É nesse contexto que a frase “só fazem com a gente o que a gente permite” perde sua força – e sentido. A vítima não “permite” que o abuso aconteça; ela é levada a acreditar que está no controle, enquanto, na verdade, suas escolhas e percepções estão sendo manipuladas de maneira constante e insidiosa. A manipulação cria uma ilusão de liberdade, onde cada concessão parece uma decisão própria, quando, na verdade, é o resultado de um controle invisível, mas implacável.
Reconhecer esse tipo de abuso e manipulação exige um olhar crítico e uma conscientização profunda. É preciso desvendar as camadas de controle emocional que foram sendo construídas ao longo do tempo, para que a vítima possa, finalmente, enxergar a realidade e retomar as rédeas da própria vida.
O Peso da Frase
Agora que temos uma compreensão um pouco melhor sobre a sutil manipulação em um relacionamento abusivo, voltemos à frase que originou essa reflexão: “só fazem com a gente o que a gente permite”. Quando essa afirmação é direcionada a alguém que viveu ou está vivendo abuso, seja ele físico ou psicológico, o impacto para a vítima é devastador. Longe de oferecer uma saída ou entendimento, a frase reforça a sensação de culpa, invalidando a dor e confundindo ainda mais quem já foi tão profundamente manipulado.
Para a vítima, ouvir que ela “permitiu” o abuso gera um ciclo de autoquestionamento: Será que eu estava no controle o tempo todo? Será que sou eu o problema?. Essas dúvidas corroem a sanidade mental, fazendo com que a pessoa se sinta responsável pelo sofrimento que enfrentou. Esse tipo de frase, por mais que tenha a intenção de incentivar um senso de autonomia, acaba sendo uma forma sutil de culpabilizar, levando a vítima a acreditar que sua dor é uma escolha pessoal.
Essa invalidação pode desencadear uma série de consequências emocionais. A pessoa, já fragilizada pelo controle emocional sofrido, começa a questionar se está exagerando, se realmente houve abuso, ou se está “louca”. Isso gera uma barreira que impede a vítima de compartilhar o que vivenciou, com medo de que sua experiência seja minimizada ou que mais uma vez lhe digam que ela “deixou” aquilo acontecer. O resultado é o isolamento, a vergonha e a perpetuação do trauma.
Quando essa frase é lançada de forma leviana, sem considerar o contexto da manipulação envolvida, ela se torna mais uma camada de abuso. A vítima, já ferida pela relação, é novamente agredida ao ser responsabilizada pelo que sofreu, como se o controle estivesse sempre em suas mãos. Isso mina ainda mais a coragem de pedir ajuda, pois compartilhar a experiência se torna um risco emocional enorme, diante da possibilidade de ser desacreditada ou julgada.

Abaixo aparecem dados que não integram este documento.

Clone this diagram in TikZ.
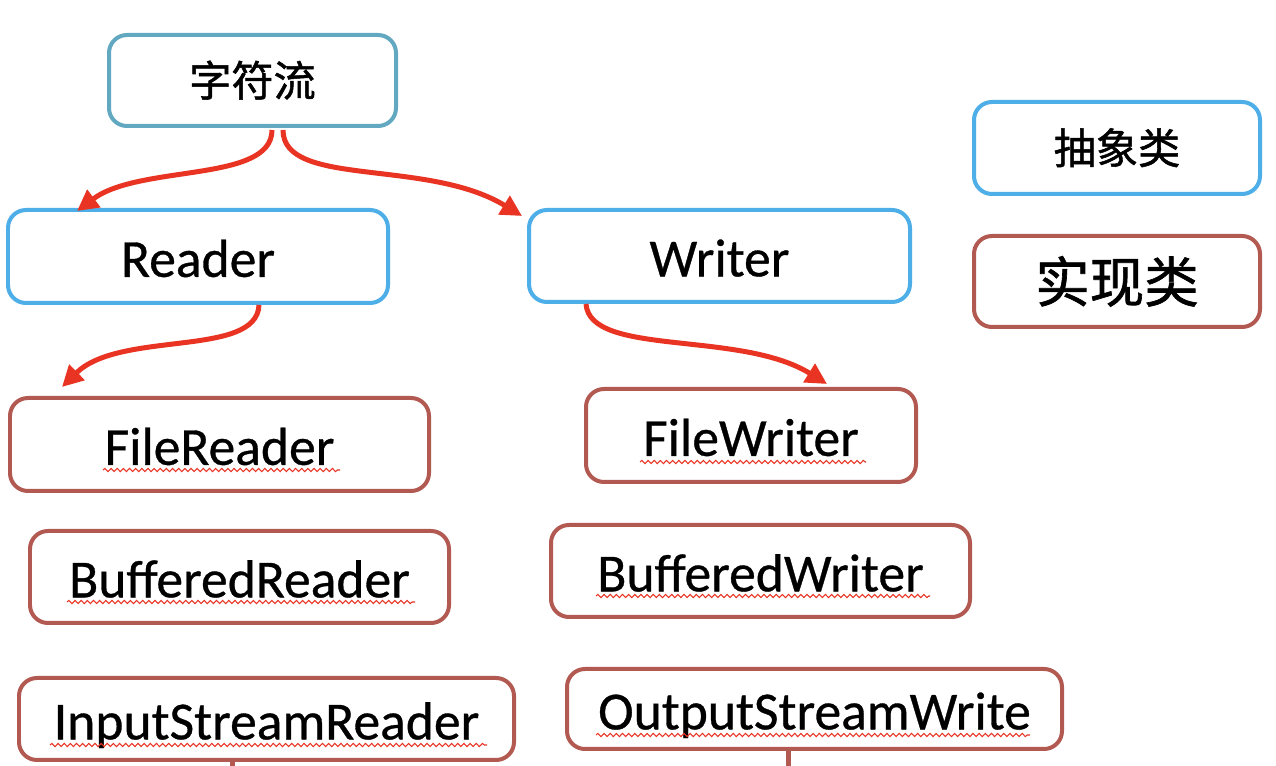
\documentclass[tikz,border=0pt]{standalone}
\usepackage{fontspec}
\setmainfont{Carlito}[FakeBold=0.6]
\newfontfamily\cjk{Noto Sans CJK SC}[FakeBold=1.2]
\usetikzlibrary{arrows.meta,decorations.pathmorphing,calc}
\definecolor{abst}{HTML}{4EAEE8}
\definecolor{topc}{HTML}{62A8C0}
\definecolor{impl}{HTML}{B25A52}
\definecolor{arr}{HTML}{E93424}
\newcommand\pxu{0.02cm}
\begin{document}
\begin{tikzpicture}[x=0.02cm,y=-0.02cm,
  box/.style={draw, line width=0.08cm, rounded corners=0.36cm, fill=white, inner sep=0pt, align=center},
  absbox/.style={box, draw=abst},
  topbox/.style={box, draw=topc},
  implbox/.style={box, draw=impl},
  lat/.style={font=\fontsize{30.5}{36}\selectfont, text height=25pt, text depth=1.8pt},
  cjks/.style={font=\cjk\fontsize{24}{28}\selectfont, text height=20pt, text depth=2pt},
  cjkl/.style={font=\cjk\fontsize{31}{36}\selectfont, text height=25.6pt, text depth=2pt},
  conn/.style={draw=arr, line width=0.1cm, -{Triangle[length=12pt,width=12pt]}},
  stub/.style={draw=impl, line width=0.1cm},
  wavy/.style={draw=arr, line width=0.6pt, decorate, decoration={snake, amplitude=0.9pt, segment length=3.5pt}}]
\useasboundingbox (0,0) rectangle (1276,766);
\fill[white] (0,0) rectangle (1276,766);

% top
\node[topbox, cjks, minimum width=287*\pxu, minimum height=91*\pxu] (zf) at (252.5,80.5) {字符流};
% abstract classes
\node[absbox, lat, minimum width=380*\pxu, minimum height=93*\pxu] (reader) at (198,256.5) {Reader};
\node[absbox, lat, minimum width=381*\pxu, minimum height=92*\pxu] (writer) at (719.5,256) {Writer};
% legend
\node[absbox, cjks, minimum width=286*\pxu, minimum height=92*\pxu] (legabs) at (1117,148) {抽象类};
\node[implbox, cjkl, minimum width=286*\pxu, minimum height=91*\pxu] (legimpl) at (1117,281.5) {实现类};
% implementation classes
\node[implbox, lat, minimum width=419*\pxu, minimum height=93*\pxu] (fr) at (219.5,444.5) {FileReader};
\node[implbox, lat, minimum width=330*\pxu, minimum height=93*\pxu] (fw) at (751,435.5) {FileWriter};
\node[implbox, lat, minimum width=419*\pxu, minimum height=92*\pxu] (br) at (239.5,577) {BufferedReader};
\node[implbox, lat, minimum width=419*\pxu, minimum height=92*\pxu] (bw) at (760.5,571) {BufferedWriter};
\node[implbox, lat, minimum width=495*\pxu, minimum height=82*\pxu] (isr) at (266.5,719) {InputStreamReader};
\node[implbox, lat, minimum width=495*\pxu, minimum height=80*\pxu] (osw) at (814.5,709) {OutputStreamWrite};

% spell-check underlines
\draw[wavy] (103,470) -- (340,470);
\draw[wavy] (640,462) -- (866,462);
\draw[wavy] (67,602) -- (415,602);
\draw[wavy] (596,596) -- (930,596);
\draw[wavy] (50,745) -- (487,745);
\draw[wavy] (596,735) -- (1030,735);

% connectors
\draw[conn] ($(zf.south)+(19.5,2)$) .. controls +(0,53) and +(63,-47) .. ($(reader.north)+(-121,3)$);
\draw[conn] ($(zf.south)+(30.5,2)$) .. controls +(0,58) and +(-95,-58) .. ($(writer.north west)+(-5,8)$);
\draw[conn] ($(reader.south)+(61,0)$) .. controls +(-2,53) and +(58,-57) .. ($(fr.north)+(-157.5,-9)$);
\draw[conn] ($(writer.south)+(-133.5,0)$) .. controls +(4,53) and +(-87,-54) .. ($(fw.north)+(76,-3)$);

% cut-off connectors at the bottom
\coordinate (isrend) at (232,770);
\coordinate (oswend) at (788,770);
\draw[stub] (isrend |- isr.south) -- (isrend);
\draw[stub] (oswend |- osw.south) -- (oswend);
\end{tikzpicture}
\end{document}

Portanto, antes de dizer “só fazem com a gente o que a gente permite”, é essencial entender que o abuso psicológico raramente é visível para quem o vive. A manipulação cria uma realidade distorcida, onde a vítima acredita estar no controle quando, na verdade, está sendo conduzida sutilmente para ceder, calar e aceitar. Entender essa complexidade é fundamental para oferecer suporte, em vez de reforçar o ciclo de culpa e silenciamento.